U.S. Pat. No. 8,413,770, the disclosure of which is hereby incorporated herein by reference in entirety, discloses systems for and methods of operating electro-hydraulic retarders. In one example, a system is provided for retarding the speed of a railcar. The system includes a brake, a hydraulic actuator coupled to the brake, and a hydraulic circuit that directs pressurized hydraulic fluid to the actuator. The fluid causes the actuator to move the brake towards a closed position in which the brake will apply a predetermined braking pressure on a wheel of the railcar. A hydraulic accumulator is coupled to the hydraulic circuit and configured to accumulate fluid from the hydraulic circuit when the wheel forces the brake out of the closed position and to supply pressurized accumulated fluid back to the hydraulic circuit when the brake moves back into the closed position to thereby maintain a substantially constant braking pressure on the wheel of the railcar as it moves through the brake.
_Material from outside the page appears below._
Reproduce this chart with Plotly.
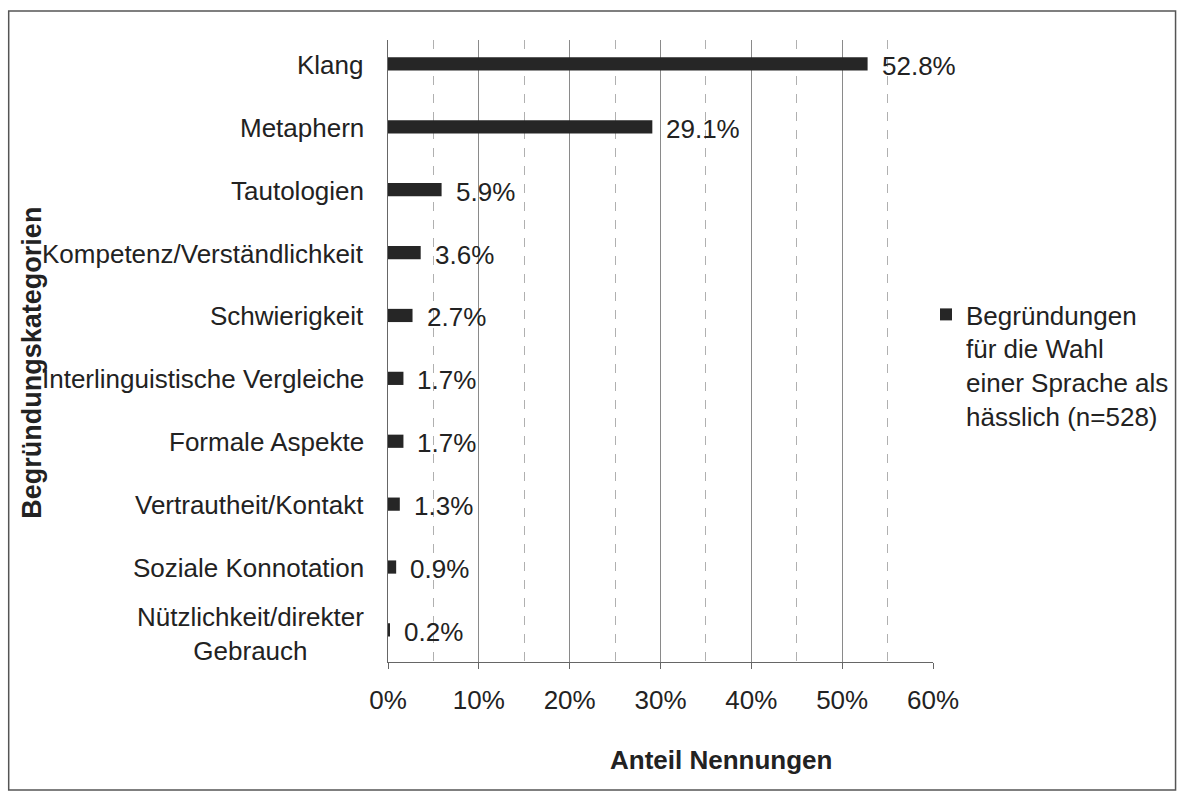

U.S. Pat. No. 8,499,900, the disclosure of which is hereby incorporated herein by reference in entirety, discloses electro-hydraulic retarders designed to allow opposing brake shoes on the retarder to spread to the width of a wheel entering the retarder, and yet still maintain a desired braking pressure on the sides of the wheel. In one example, the retarder includes a brake and a brake actuator that has a piston-cylinder and a spring. One or both of the piston and the cylinder acts on the brake and the other of the piston and the cylinder acts on one end of the spring. The other end of the spring acts on the brake. In one example, the spring is wrapped around the cylinder and connected thereto in series. In such an arrangement, supplying pressurized hydraulic fluid to the piston-cylinder causes both the piston-cylinder and the spring to move the brake towards a closed position in which the brake will apply a predetermined braking pressure on a wheel of the railcar. The spring resiliently biases the brake into the closed position to maintain a substantially constant braking pressure on the wheel of the railcar as it moves through the retarder.
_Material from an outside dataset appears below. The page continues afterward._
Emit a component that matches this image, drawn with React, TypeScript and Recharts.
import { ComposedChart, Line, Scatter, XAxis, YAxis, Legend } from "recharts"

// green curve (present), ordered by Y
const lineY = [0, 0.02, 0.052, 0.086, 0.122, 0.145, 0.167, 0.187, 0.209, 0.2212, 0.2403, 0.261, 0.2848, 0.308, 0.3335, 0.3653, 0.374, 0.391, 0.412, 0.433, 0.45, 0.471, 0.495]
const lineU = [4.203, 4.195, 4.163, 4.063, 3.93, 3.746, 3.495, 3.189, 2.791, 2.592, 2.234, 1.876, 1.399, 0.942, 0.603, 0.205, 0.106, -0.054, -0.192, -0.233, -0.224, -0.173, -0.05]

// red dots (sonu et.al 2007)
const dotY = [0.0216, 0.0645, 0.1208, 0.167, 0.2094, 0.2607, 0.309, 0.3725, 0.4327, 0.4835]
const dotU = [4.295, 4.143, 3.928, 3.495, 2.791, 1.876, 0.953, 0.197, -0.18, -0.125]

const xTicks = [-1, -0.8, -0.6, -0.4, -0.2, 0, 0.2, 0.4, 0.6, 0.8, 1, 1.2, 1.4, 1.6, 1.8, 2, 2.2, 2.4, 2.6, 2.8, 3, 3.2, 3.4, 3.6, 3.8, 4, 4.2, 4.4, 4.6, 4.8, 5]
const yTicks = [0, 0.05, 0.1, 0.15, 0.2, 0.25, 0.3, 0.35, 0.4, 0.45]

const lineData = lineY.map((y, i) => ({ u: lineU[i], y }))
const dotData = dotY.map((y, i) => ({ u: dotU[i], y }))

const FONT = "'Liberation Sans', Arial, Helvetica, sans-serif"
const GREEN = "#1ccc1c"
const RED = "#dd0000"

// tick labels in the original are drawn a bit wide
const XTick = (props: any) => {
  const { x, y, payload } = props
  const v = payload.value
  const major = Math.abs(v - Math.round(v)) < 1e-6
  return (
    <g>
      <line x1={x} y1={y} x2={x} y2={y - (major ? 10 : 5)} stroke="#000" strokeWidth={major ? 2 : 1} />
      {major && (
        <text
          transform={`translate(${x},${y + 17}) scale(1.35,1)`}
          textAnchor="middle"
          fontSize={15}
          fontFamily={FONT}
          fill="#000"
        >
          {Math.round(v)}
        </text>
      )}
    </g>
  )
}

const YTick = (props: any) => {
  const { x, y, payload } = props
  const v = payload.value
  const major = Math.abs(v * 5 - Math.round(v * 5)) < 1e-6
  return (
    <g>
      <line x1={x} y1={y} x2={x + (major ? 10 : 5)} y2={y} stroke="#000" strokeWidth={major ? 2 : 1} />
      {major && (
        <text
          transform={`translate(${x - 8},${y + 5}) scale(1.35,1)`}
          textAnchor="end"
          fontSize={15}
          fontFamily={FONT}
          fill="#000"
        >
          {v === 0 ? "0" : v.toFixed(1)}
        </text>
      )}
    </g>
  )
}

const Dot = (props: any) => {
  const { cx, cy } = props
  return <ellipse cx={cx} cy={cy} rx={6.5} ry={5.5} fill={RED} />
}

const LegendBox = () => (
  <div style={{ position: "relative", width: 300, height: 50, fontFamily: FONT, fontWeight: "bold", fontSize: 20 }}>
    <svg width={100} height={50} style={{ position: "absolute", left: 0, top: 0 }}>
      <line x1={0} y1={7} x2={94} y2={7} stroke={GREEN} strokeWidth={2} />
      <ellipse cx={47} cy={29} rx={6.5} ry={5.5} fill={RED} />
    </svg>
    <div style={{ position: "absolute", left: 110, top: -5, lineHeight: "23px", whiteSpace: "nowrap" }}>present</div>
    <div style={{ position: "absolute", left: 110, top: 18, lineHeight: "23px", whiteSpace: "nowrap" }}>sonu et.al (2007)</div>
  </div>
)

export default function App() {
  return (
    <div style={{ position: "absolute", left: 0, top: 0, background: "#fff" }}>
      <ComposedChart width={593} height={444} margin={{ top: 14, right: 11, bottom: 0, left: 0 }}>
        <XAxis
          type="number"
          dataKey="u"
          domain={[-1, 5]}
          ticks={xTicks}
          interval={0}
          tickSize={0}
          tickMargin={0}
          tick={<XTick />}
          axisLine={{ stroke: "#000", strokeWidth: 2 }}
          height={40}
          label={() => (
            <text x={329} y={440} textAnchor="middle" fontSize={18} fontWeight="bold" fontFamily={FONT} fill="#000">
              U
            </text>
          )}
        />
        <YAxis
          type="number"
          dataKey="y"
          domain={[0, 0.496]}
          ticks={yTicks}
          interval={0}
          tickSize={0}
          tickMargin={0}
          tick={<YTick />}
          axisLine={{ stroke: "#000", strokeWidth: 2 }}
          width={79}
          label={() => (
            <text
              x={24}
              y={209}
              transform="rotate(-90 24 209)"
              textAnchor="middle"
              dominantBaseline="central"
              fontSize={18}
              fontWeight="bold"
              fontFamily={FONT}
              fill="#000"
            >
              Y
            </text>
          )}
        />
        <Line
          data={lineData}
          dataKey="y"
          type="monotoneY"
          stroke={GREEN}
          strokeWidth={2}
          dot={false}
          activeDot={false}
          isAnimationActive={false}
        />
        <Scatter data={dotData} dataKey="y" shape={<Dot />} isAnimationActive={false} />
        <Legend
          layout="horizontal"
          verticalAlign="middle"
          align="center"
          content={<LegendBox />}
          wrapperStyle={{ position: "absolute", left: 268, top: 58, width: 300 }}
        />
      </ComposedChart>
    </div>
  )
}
U.S. Patent Application Publication No. 2011/0315491, the disclosure of which is hereby incorporated herein by reference in entirety, discloses systems for retarding the speed of a railcar. In one example, a hydraulic actuator moves a brake between a closed position in which the brake applies braking pressure on a railcar wheel, and an open position in which the brake does not apply braking pressure on the railcar wheel. A pump supplies hydraulic fluid into at least one of a first manifold and a second manifold of a hydraulic circuit. A logic element reacts to maintaining a selected pressure in the first manifold when a railcar wheel enters a brake and moves the brake from the closed position to the open position to cause a selected braking pressure to be applied to the railcar wheel. A control circuit controls the logic element to apply the selected braking pressure on the railcar wheel.